Corrent is one of many college students taking advantage of internships to get their foot in the door at big companies that may not hire fresh graduates with only classroom experience. For Corrent, her semester-long internship eventually landed her the job and has now become a springboard into a position at Ivory Homes.
"When you're in class and kids are falling asleep or playing on their iPods, you don't get that professional atmosphere," she said. "You don't learn how to deal with a contractor or when a boss comes in and says, 'I would have done it this way.'"
That real-world experience is invaluable to students trying to get into the job market, said Dana Sowby, associate director of career services at the U. When companies are looking at 10 potential hires, the student with internship experience is going to stand out, she said.
Employers listed internships as the No. 1 place where they scout out potential hires, according to the 2005 Job Outlook report by National Association of Colleges and Employers.
In addition, internships during the summer or even during the school year can help students decide if they are in the right major and on the right career path.
"We want it to be the job that the student can gain practical experience to help them determine if it's the right direction for them or not," Sowby said.
For Wes Brown, a junior at the U., an internship with the Jazz marketing team helped seal in his mind that he wants to go into the business side of professional sports.
During half-time shows and before games, Brown handles promotional games for audience members and sponsors as part of his paid internship.
"It has opened doors. It has given me experience and made me say, 'Hey, this is something I could see myself doing 50 years down the road,"' he said.
His experience has also led to job and internship offers from Real Salt Lake to join their marketing team, as well as possible opportunities with the National Basketball Association.

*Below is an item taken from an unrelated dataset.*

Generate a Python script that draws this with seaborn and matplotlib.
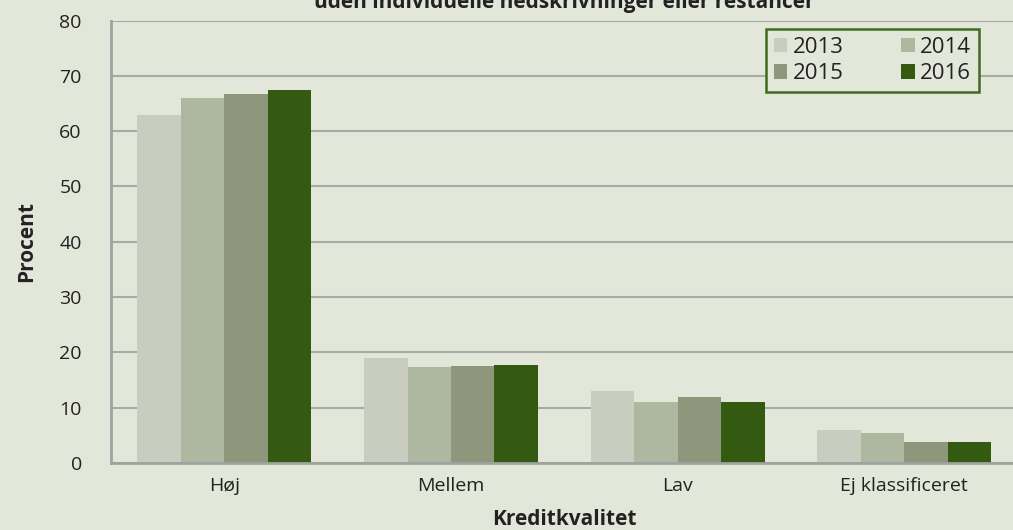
import pandas as pd
import seaborn as sns
import matplotlib.pyplot as plt

categories = ['Høj', 'Mellem', 'Lav', 'Ej klassificeret']
years = ['2013', '2014', '2015', '2016']
v2013 = [63.0, 19.0, 13.0, 6.0]
v2014 = [66.0, 17.4, 11.1, 5.5]
v2015 = [66.7, 17.5, 12.0, 3.8]
v2016 = [67.4, 17.7, 11.1, 3.8]

rows = []
for year, vals in zip(years, [v2013, v2014, v2015, v2016]):
    for cat, v in zip(categories, vals):
        rows.append({'Kreditkvalitet': cat, 'År': year, 'Procent': v})
df = pd.DataFrame(rows)

bg = '#E2E7DA'
colors = ['#C9CDBF', '#AEB8A0', '#8E977B', '#345A12']

sns.set_style('white')
plt.rcParams['font.family'] = ['Open Sans', 'DejaVu Sans']

fig = plt.figure(figsize=(10.13, 5.3), dpi=100, facecolor=bg)
ax = fig.add_axes([0.1096, 0.1264, 0.8949, 0.8349])
ax.set_facecolor(bg)

sns.barplot(data=df, x='Kreditkvalitet', y='Procent', hue='År', palette=colors,
            width=0.767, gap=0, saturation=1, linewidth=0, ax=ax, zorder=3)

ax.set_ylim(0, 80)
ax.set_xlim(-0.5, 3.5)
ax.set_yticks(range(0, 81, 10))
ax.grid(axis='y', color='#A7AAA6', linewidth=1.5, zorder=0)
ax.set_axisbelow(True)
for s in ['top', 'right']:
    ax.spines[s].set_visible(False)
for s in ['left', 'bottom']:
    ax.spines[s].set_color('#A0A2A0')
    ax.spines[s].set_linewidth(2)
    ax.spines[s].set_zorder(4)

ax.tick_params(axis='y', length=7, width=1.5, color='#A0A2A0', labelsize=14,
               labelcolor='#222222', pad=14)
ax.tick_params(axis='x', length=0, labelsize=14, labelcolor='#222222', pad=10)
ax.set_xticks([-0.5, 0.5, 1.5, 2.5], minor=True)
ax.tick_params(axis='x', which='minor', length=6, width=1.2, color='#A0A2A0')

ax.set_xlabel('Kreditkvalitet', fontsize=15, fontweight='bold', color='#222222', labelpad=10)
ax.set_ylabel('Procent', fontsize=15, fontweight='bold', color='#222222', labelpad=16)

# row-wise legend order: 2013 2014 / 2015 2016
handles, labels = ax.get_legend_handles_labels()
order = [0, 2, 1, 3]
leg = ax.legend([handles[i] for i in order], [labels[i] for i in order], ncol=2,
                loc='upper right', bbox_to_anchor=(979 / 1013, 1 - 29 / 530),
                bbox_transform=fig.transFigure, borderaxespad=0, fontsize=16,
                frameon=True, fancybox=False, handlelength=0.6, handleheight=0.6,
                handletextpad=0.25, columnspacing=2.6, labelspacing=0.25,
                borderpad=0.35)
leg.get_frame().set_edgecolor('#3F6B1F')
leg.get_frame().set_linewidth(1.8)
leg.get_frame().set_facecolor(bg)
leg.get_frame().set_alpha(1)
for t in leg.get_texts():
    t.set_color('#222222')

fig.text(564 / 1013, 1 - 8 / 530, 'uden individuelle nedskrivninger eller restancer',
         ha='center', va='baseline', fontsize=15, fontweight='bold', color='#222222')

fig.savefig('out.png', dpi=100, facecolor=bg)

"Anybody I talked to told me how hard it is to graduate from college and get right into a career working in the NBA," he said. "It's really difficult to get in, so they suggested get an internship, get your foot in the door, get to know some people and that will open more doors."
At Utah State University, about 1,943 students found internships through the school's career services office in 2006. Randy Jensen, assistant director of that office, said the school pushes internships heavily because of the resume and confidence boost they give students.
About 70 percent of those students end up getting full-time job offers with the companies they interned with, Jensen said.
"Employers look at internships as being a job. It's a good job market right now, but on the same token, you find a lot of employers that are going, 'Where's the experience? I want more than just you've been to school,"' he said.
Some majors such as finance and engineering have the highest number of internships each year, but other fields such as art and humanities also have some options, Jensen said.
Although internships are popular among students, Jensen said some students find it hard to juggle a crowded school schedule with an internship. On top of that, some internships are unpaid or only pay enough to cover basic living expenses.
"We think that in the long run the internship will get them further, but a lot of times students have to think about the short term, because they've got to get through school," he said.